I often take macro shots when I’m feeling uninspired: the act of zooming in to look closely at something feels like an antidote to ennui. I think this traces back to the quizzes I’d sometimes see in children’s books in the dentist’s waiting room, where ordinary objects were photographed in microscopic detail and you were challenged to guess what you were looking at. These quizzes always pointed to the utterly alien nature of even the most mundane objects, a toothbrush or human hair becoming fascinating when you looked at it closely.
My fascination with macro shots is also a carry-over from my days as an amateur botanist, when I spent a lot of time looking closely at wildflowers. Most flowers are prettier up-close than they are from afar, the intricate structure of petal, pistil, and stamen being revealed only upon close examination. Some wildflowers are so delicately detailed, you can accurately identify them only with the assistance of a jeweler’s loupe, the four apparent petals of an enchanter’s nightshade, for example, revealing themselves to be truly two only under magnification.
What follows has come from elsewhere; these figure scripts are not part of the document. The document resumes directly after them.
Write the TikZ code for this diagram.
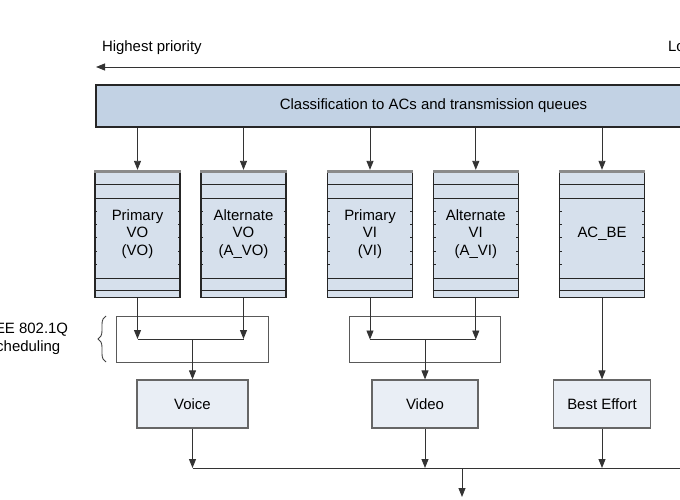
\documentclass[tikz,border=0pt]{standalone}
\usepackage{fontspec}
\setmainfont{Liberation Sans}
\usetikzlibrary{arrows.meta,calc,decorations.pathreplacing}

\definecolor{clsblue}{HTML}{C2D2E4}
\definecolor{queueblue}{HTML}{D6E0EC}
\definecolor{outblue}{HTML}{E9EEF5}
\definecolor{bandgrey}{HTML}{8A8A8A}

\begin{document}
\begin{tikzpicture}[
    x=1bp, y=-1bp,
    font=\fontsize{15}{17.5}\selectfont,
    classbox/.style={rectangle, draw=black!85, line width=2bp, fill=clsblue, minimum width=675bp, minimum height=42bp, inner sep=0pt},
    queue/.style={rectangle, draw=black!85, line width=1.3bp, fill=queueblue, minimum width=85bp, minimum height=127bp, inner sep=0pt, align=center},
    schedbox/.style={rectangle, draw=black!65, line width=0.9bp, minimum height=46bp, inner sep=0pt},
    outbox/.style={rectangle, draw=black!60, line width=1.2bp, fill=outblue, minimum height=48bp, inner sep=0pt},
    qline/.style={draw=black!85, line width=1.1bp},
    arr/.style={-{Triangle[length=9bp,width=7bp]}, draw=black!80, line width=0.9bp},
    link/.style={draw=black!80, line width=0.9bp}
]
\useasboundingbox (0,0) rectangle (680,500);
\clip (0,0) rectangle (680,500);

% Priority arrow
\node[anchor=west] (hiprio) at (98.5,47.5) {Highest priority};
\node[anchor=west] (loprio) at (664.5,47.5) {Lowest priority};
\coordinate (prioL) at (96,67);
\coordinate (prioR) at (771,67);
\draw[arr] (prioR) -- (prioL);

% Classification
\node[classbox] (cls) at (433.5,106) {Classification to ACs and transmission queues};

% Queues
\node[queue] (pvo) at (137.5,234) {Primary\\VO\\(VO)};
\node[queue] (avo) at (243.5,234) {Alternate\\VO\\(A\_VO)};
\node[queue] (pvi) at (370,234) {Primary\\VI\\(VI)};
\node[queue] (avi) at (475.8,234) {Alternate\\VI\\(A\_VI)};
\node[queue] (acbe) at (602,234) {AC\_BE};

% Queue slots and ticks
\foreach \q in {pvo,avo,pvi,avi,acbe} {
    \fill[bandgrey] (\q.north west) rectangle ($(\q.north east)+(0,3)$);
    \draw[qline] ($(\q.north west)+(0,15)$) -- ($(\q.north east)+(0,15)$);
    \draw[qline] ($(\q.north west)+(0,28.5)$) -- ($(\q.north east)+(0,28.5)$);
    \draw[qline] ($(\q.south west)+(0,-20)$) -- ($(\q.south east)+(0,-20)$);
    \draw[qline] ($(\q.south west)+(0,-8)$) -- ($(\q.south east)+(0,-8)$);
    \foreach \t in {41.4,54.7,68,81.3,94.6} {
        \draw[qline] ($(\q.north west)+(0,\t)$) -- +(3,0);
        \draw[qline] ($(\q.north east)+(0,\t)$) -- +(-3,0);
    }
    \draw[arr] (\q.north |- cls.south) -- (\q.north);
}

% 802.1Q scheduling
\node[schedbox, minimum width=152bp] (vosched) at (192,339) {};
\node[schedbox, minimum width=151bp] (visched) at (424.5,339.5) {};
\draw[decorate, decoration={brace, amplitude=8bp}, draw=black!75, line width=0.9bp] (106,362) -- (106,316);
\node[align=center] (schedlbl) at (24.5,339) {IEEE 802.1Q\\scheduling};

% Output queues
\node[outbox, minimum width=111bp] (voice) at (192.5,404) {Voice};
\node[outbox, minimum width=106bp] (video) at (425,404) {Video};
\node[outbox, minimum width=97bp] (beff) at (602,404) {Best Effort};

% Merging
\draw[arr] (pvo.south) -- (pvo.south |- vosched.center);
\draw[arr] (avo.south) -- (avo.south |- vosched.center);
\draw[link] (pvo.south |- vosched.center) -- (avo.south |- vosched.center);
\draw[arr] (voice.north |- vosched.center) -- (voice.north);
\draw[arr] (pvi.south) -- (pvi.south |- visched.center);
\draw[arr] (avi.south) -- (avi.south |- visched.center);
\draw[link] (pvi.south |- visched.center) -- (avi.south |- visched.center);
\draw[arr] (video.north |- visched.center) -- (video.north);
\draw[arr] (acbe.south) -- (beff.north);

% Output line
\coordinate (outline) at (771,468);
\coordinate (txout) at (462,497);
\draw[link] (voice.south |- outline) -- (outline);
\draw[arr] (voice.south) -- (voice.south |- outline);
\draw[arr] (video.south) -- (video.south |- outline);
\draw[arr] (beff.south) -- (beff.south |- outline);
\draw[arr] (txout |- outline) -- (txout);

\end{tikzpicture}
\end{document}
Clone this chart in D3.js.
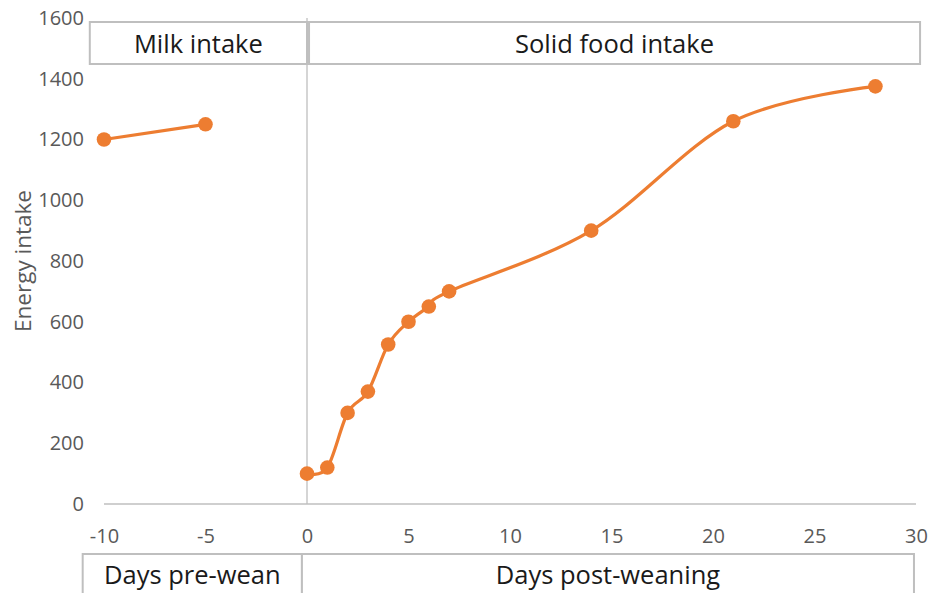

I like the way macro shots force you to look closely at a single thing, the larger context being cropped away. Instead of an entire forest, you can contemplate a single leaf on a single tree, reality reduced to a solitary thing full of hidden complexities. I tell myself that if I can focus on something small, I can understand larger phenomena through extrapolation; the focusing, after all, is the skill to be honed. William Blake’s suggestion that you can “see a World in a Grain of Sand / And a Heaven in a Wild Flower” is deeply comforting to those of us who were bookish children, accustomed to traveling the world from the safety of our bedrooms, the pages of a book being larger than life.
This is my contribution to this week’s Photo Friday challenge, Macro.